Quarta-feira, 6 de Outubro de 2010

Otelo

Carlos Loures

Excepcionalmente, naquele sábado, dia 13 de Julho de 1974, não houve reuniões ou manifes. Coisa rara naquele Verão que se seguiu ao 25 de Abril. Estava com a mulher e os filhos em casa do meu compadre Joaquim Reis na Parede (eu morava perto). Estava também o Jaime Camecelha, meu amigo de infância, e a respectiva tribo. A comadre Lurdes fizera um petisco e bebíamos umas cervejas, e conversávamos animadamente, como de costume.

O televisor estava ligado, com o som baixo, e enquanto comíamos e falávamos, íamos olhando distraidamente. Estavam a transmitir uma cerimónia qualquer em directo. Reparámos que estava presente toda a Junta de Salvação Nacional. Um de nós foi subir o som. E demos atenção. O general Jaime Silvério Marques fazia um discurso oco exaltando a juventude de espírito dos membros da Junta de Salvação Nacional, todos eles oficiais generais, chamando à Junta os louros da Revolução. Nós ríamos e íamos comendo, bebendo e mandando bocas. Era a habitual conversa de chacha.

Foi então que um jovem major de cabelo cortado curto, precocemente embranquecido, elevou a voz e perguntou: «-Dá-me licença, meu general?» Silvério Marques apanhado de surpresa disse que sim. Acho que foi o meu compadre quem disse, referindo-se ao major: «- Este gajo parece o Nasser!».E o «Nasser» saiu-se com esta:



Soubemos depois que aquele acto solene se destinava a graduar em brigadeiro o tal major de cabelos brancos e a nomeá-lo para comandante-adjunto de uma coisa chamada COPCON (que o MRPP dizia ser a nova PIDE). Com o discurso do empossado a cerimónia estava estragada.
Os generais estavam furiosos, o monóculo do Spínola lançava chispas, a bonomia desaparecera-lhe das bochechas. Costa Gomes mantinha o seu sorriso discreto e era o único que não parecia muito incomodado. Nós os seis desatámos a bater palmas. «Embrulha!»O Joaquim Reis lançou este modismo, na época muito em voga, dirigido ao Silvério Marques que gaguejava atabalhoadamente as palavras de encerramento do acto.
Nunca mais deixámos de seguir com atenção a carreira deste homem com o qual, passado relativamente pouco tempo travei uma relação de amizade. Tínhamos frequentes reuniões em Lisboa, morávamos ambos na linha de Cascais, éramos quase vizinhos (eu vivia na Parede e ele em Oeiras) e ia até sua casa no meu carro. Alternadamente seguíamos depois no carro de um ou de outro, porque, mais ainda do que agora, os tempos não estavam para despesas inúteis. Pude ver, durante esse convívio, como Otelo, ao contrário do que se diz, é uma pessoa de grande cultura, gostando de bons livros, de bom cinema, de boa música. Um militar atípico, dir-se-ia mesmo.

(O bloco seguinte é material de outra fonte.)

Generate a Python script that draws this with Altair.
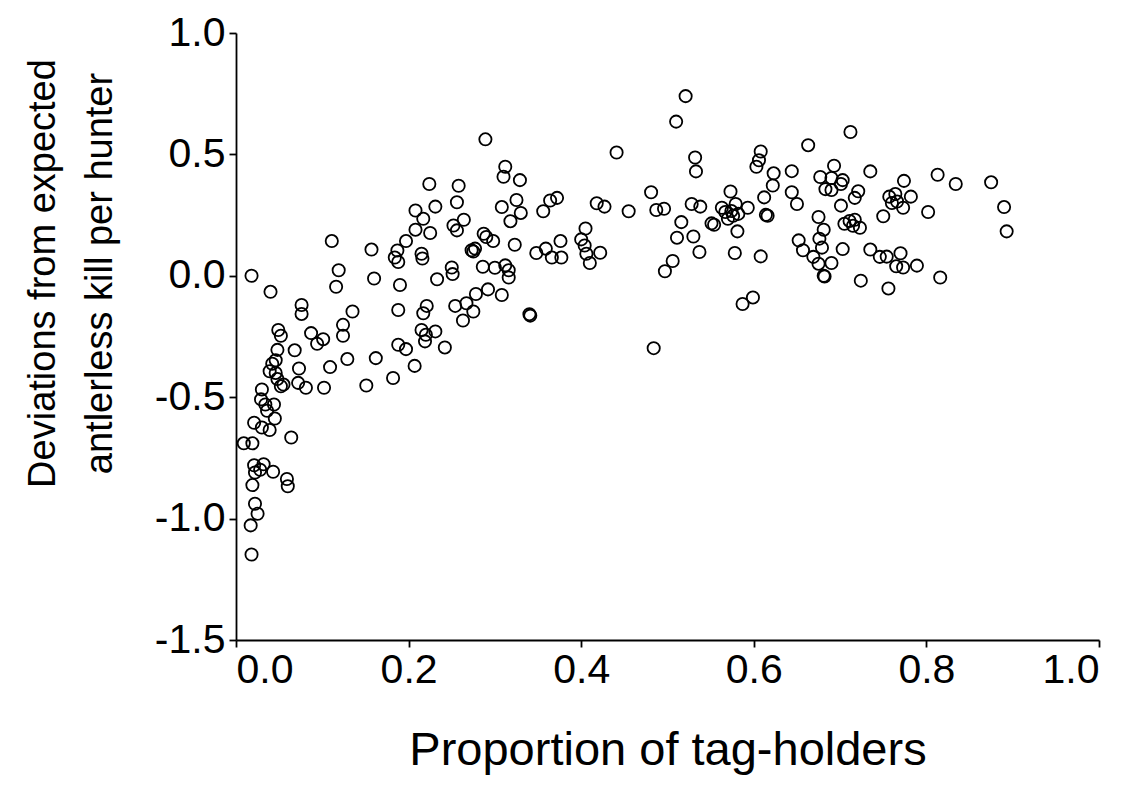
import altair as alt
import pandas as pd

xs = [
    0.018, 0.040, 0.076, 0.076, 0.049, 0.052, 0.048, 0.068, 0.046, 0.042,
    0.039, 0.046, 0.048, 0.055, 0.052, 0.073, 0.072, 0.081, 0.030, 0.029,
    0.034, 0.044, 0.036, 0.045, 0.021, 0.030, 0.039, 0.064, 0.009, 0.019,
    0.021, 0.022, 0.032, 0.028, 0.043, 0.019, 0.059, 0.060, 0.022, 0.025,
    0.017, 0.018,
    0.111, 0.157, 0.119, 0.116, 0.160, 0.190, 0.135, 0.188, 0.124, 0.124,
    0.087, 0.101, 0.094, 0.129, 0.109, 0.102, 0.151, 0.162, 0.182, 0.207,
    0.242, 0.188, 0.197, 0.215, 0.220, 0.219, 0.231, 0.221, 0.217, 0.233,
    0.224, 0.231, 0.208, 0.217, 0.208, 0.225, 0.197, 0.187, 0.184, 0.188,
    0.215, 0.216, 0.250, 0.251, 0.254, 0.267, 0.275, 0.263, 0.278, 0.292,
    0.308, 0.340, 0.341, 0.289, 0.312, 0.310, 0.329, 0.258, 0.256, 0.308,
    0.325, 0.330, 0.318, 0.356, 0.364, 0.372, 0.252, 0.256, 0.264, 0.287,
    0.290, 0.298, 0.323, 0.273, 0.275, 0.277, 0.348, 0.359, 0.366, 0.376,
    0.377, 0.286, 0.300, 0.312, 0.316, 0.316,
    0.405, 0.400, 0.404, 0.406, 0.410, 0.422,
    0.441, 0.532, 0.533, 0.481, 0.418, 0.427, 0.455, 0.487, 0.496, 0.528,
    0.538, 0.516, 0.511, 0.530, 0.537, 0.506, 0.497, 0.484,
    0.521, 0.510,
    0.573, 0.579, 0.593, 0.563, 0.567, 0.574, 0.576, 0.570, 0.582, 0.551,
    0.554,
    0.663, 0.608, 0.606, 0.603, 0.623, 0.622, 0.644, 0.712, 0.693, 0.677,
    0.690, 0.703, 0.701, 0.683, 0.690, 0.735, 0.644, 0.650, 0.612, 0.721,
    0.717, 0.701, 0.614, 0.616, 0.675, 0.705, 0.711, 0.717, 0.715, 0.723,
    0.581, 0.681, 0.652, 0.657, 0.676, 0.679, 0.703, 0.578, 0.608, 0.669,
    0.675, 0.690, 0.681, 0.682, 0.724, 0.599, 0.587,
    0.813, 0.834, 0.774, 0.757, 0.764, 0.766, 0.773, 0.782, 0.760, 0.750,
    0.802, 0.735, 0.746, 0.754, 0.770, 0.765, 0.773, 0.789, 0.756, 0.816,
    0.875, 0.890, 0.893,
]

ys = [
    0.000, -0.066, -0.120, -0.157, -0.223, -0.247, -0.305, -0.307, -0.348, -0.362,
    -0.393, -0.400, -0.425, -0.448, -0.455, -0.382, -0.441, -0.461, -0.468, -0.509,
    -0.530, -0.530, -0.556, -0.588, -0.605, -0.625, -0.635, -0.666, -0.690, -0.690,
    -0.780, -0.810, -0.776, -0.799, -0.807, -0.862, -0.837, -0.867, -0.939, -0.980,
    -1.028, -1.148,
    0.143, 0.108, 0.023, -0.045, -0.011, -0.038, -0.147, -0.141, -0.202, -0.247,
    -0.236, -0.261, -0.280, -0.343, -0.376, -0.461, -0.452, -0.339, -0.421, -0.371,
    -0.295, -0.284, -0.302, -0.223, -0.243, -0.270, -0.229, -0.124, -0.154, -0.014,
    0.378, 0.285, 0.269, 0.235, 0.190, 0.176, 0.143, 0.104, 0.075, 0.057,
    0.091, 0.071, 0.034, 0.007, -0.124, -0.113, -0.147, -0.184, -0.075, -0.056,
    -0.079, -0.158, -0.164, 0.562, 0.449, 0.408, 0.394, 0.371, 0.303, 0.283,
    0.312, 0.259, 0.225, 0.266, 0.310, 0.321, 0.207, 0.187, 0.231, 0.173,
    0.160, 0.143, 0.128, 0.105, 0.100, 0.112, 0.094, 0.112, 0.075, 0.143,
    0.075, 0.037, 0.033, 0.043, 0.023, -0.007,
    0.195, 0.150, 0.125, 0.091, 0.053, 0.095,
    0.508, 0.487, 0.430, 0.344, 0.299, 0.285, 0.266, 0.271, 0.276, 0.296,
    0.285, 0.221, 0.157, 0.162, 0.098, 0.061, 0.019, -0.298,
    0.740, 0.635,
    0.347, 0.296, 0.280, 0.280, 0.263, 0.267, 0.247, 0.235, 0.255, 0.216,
    0.210,
    0.538, 0.512, 0.476, 0.449, 0.422, 0.372, 0.431, 0.592, 0.453, 0.407,
    0.403, 0.394, 0.378, 0.357, 0.353, 0.430, 0.344, 0.296, 0.323, 0.348,
    0.321, 0.289, 0.251, 0.247, 0.242, 0.214, 0.226, 0.231, 0.206, 0.198,
    0.183, 0.190, 0.146, 0.105, 0.153, 0.116, 0.110, 0.094, 0.080, 0.078,
    0.050, 0.053, 0.000, -0.003, -0.020, -0.089, -0.116,
    0.416, 0.378, 0.391, 0.326, 0.337, 0.306, 0.280, 0.326, 0.300, 0.245,
    0.263, 0.108, 0.078, 0.079, 0.093, 0.039, 0.034, 0.042, -0.052, -0.007,
    0.385, 0.283, 0.183,
]

x_ticks = [0.0, 0.2, 0.4, 0.6, 0.8, 1.0]
y_ticks = [-1.5, -1.0, -0.5, 0.0, 0.5, 1.0]

df = pd.DataFrame({"p": xs, "dev": ys})

FONT = "Liberation Sans"

chart = (
    alt.Chart(df)
    .mark_point(shape="circle", filled=False, size=150, strokeWidth=1.8, color="black", opacity=1)
    .encode(
        x=alt.X(
            "p:Q",
            scale=alt.Scale(domain=[0, 1], nice=False, zero=False),
            axis=alt.Axis(
                values=x_ticks,
                format=".1f",
                title="Proportion of tag-holders",
                titleFontSize=47,
                titleFont=FONT,
                titleFontWeight="normal",
                titleColor="black",
                titleY=124,
                titleBaseline="alphabetic",
                labelFontSize=41,
                labelFont=FONT,
                labelColor="black",
                labelPadding=3,
                tickSize=7,
                tickWidth=1.8,
                tickColor="black",
                domainColor="black",
                domainWidth=1.8,
                grid=False,
            ),
        ),
        y=alt.Y(
            "dev:Q",
            scale=alt.Scale(domain=[-1.5, 1.0], nice=False, zero=False),
            axis=alt.Axis(
                values=y_ticks,
                labelExpr="(datum.value < 0 ? '-' : '') + format(abs(datum.value), '.1f')",
                title=["Deviations from expected", "antlerless kill per hunter"],
                titleFontSize=38,
                titleFont=FONT,
                titleFontWeight="normal",
                titleColor="black",
                titleAngle=270,
                titleX=-193,
                titleY=240,
                titleAlign="center",
                titleBaseline="middle",
                titleLineHeight=57,
                labelFontSize=41,
                labelFont=FONT,
                labelColor="black",
                labelPadding=4,
                tickSize=7,
                tickWidth=1.8,
                tickColor="black",
                domainColor="black",
                domainWidth=1.8,
                grid=False,
            ),
        ),
    )
    .properties(
        width=863,
        height=607,
        autosize=alt.AutoSizeParams(type="none"),
        padding={"left": 228, "top": 25, "right": 30, "bottom": 143},
    )
    .configure(background="white")
    .configure_view(stroke=None, strokeWidth=0)
)

chart.save("out.html", embed_options={"renderer": "svg", "actions": False})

Mais tarde, tive o prazer de ser seu editor, publicando-lhe numa colecção dirigida pelo António Reis uma edição encadernada do seu «Alvorada em Abril». Justamente em «Alvorada em Abril», Otelo conta como, no comando clandestino instalado no Quartel da Pontinha, terminada a sua missão se sente desnecessário. É um belo momento literário – a Revolução triunfou após 48 anos de ditadura e o homem que planificou a acção e a controlou até ao fim, acha que a sua missão terminou:

«Retiro da prancheta o meu “mapa de estradas”, recolho a “ordem de operações”. Luís Macedo mandará depois arrumar a sala e Garcia dos Santos providenciará para a recolha dos rádios e telefones. Dou um último olhar pelo compartimento, apago as luzes e fecho a porta. Sou o último a sair. No quarto de oficiais, dispo a farda e visto-me à paisana. Meto no carro a pasta e o saco de napa com o uniforme e saio a porta de armas da unidade. O velho Morris 1100 rola pela fita da estrada a caminho de casa, num país diferente.»
Otelo Saraiva de Carvalho foi o cérebro da Revolução de Abril, o homem que planificou toda a operação. No terreno, Salgueiro Maia foi o mais brilhante executor dessa «ordem de operações». Sabe-se que o MFA era constituído por muita gente e que todos foram importantes, mas se tivesse de escolher os nomes mais representativos desse grupo de jovens oficiais, Otelo e Salgueiro Maia seriam os eleitos. Sem hesitar.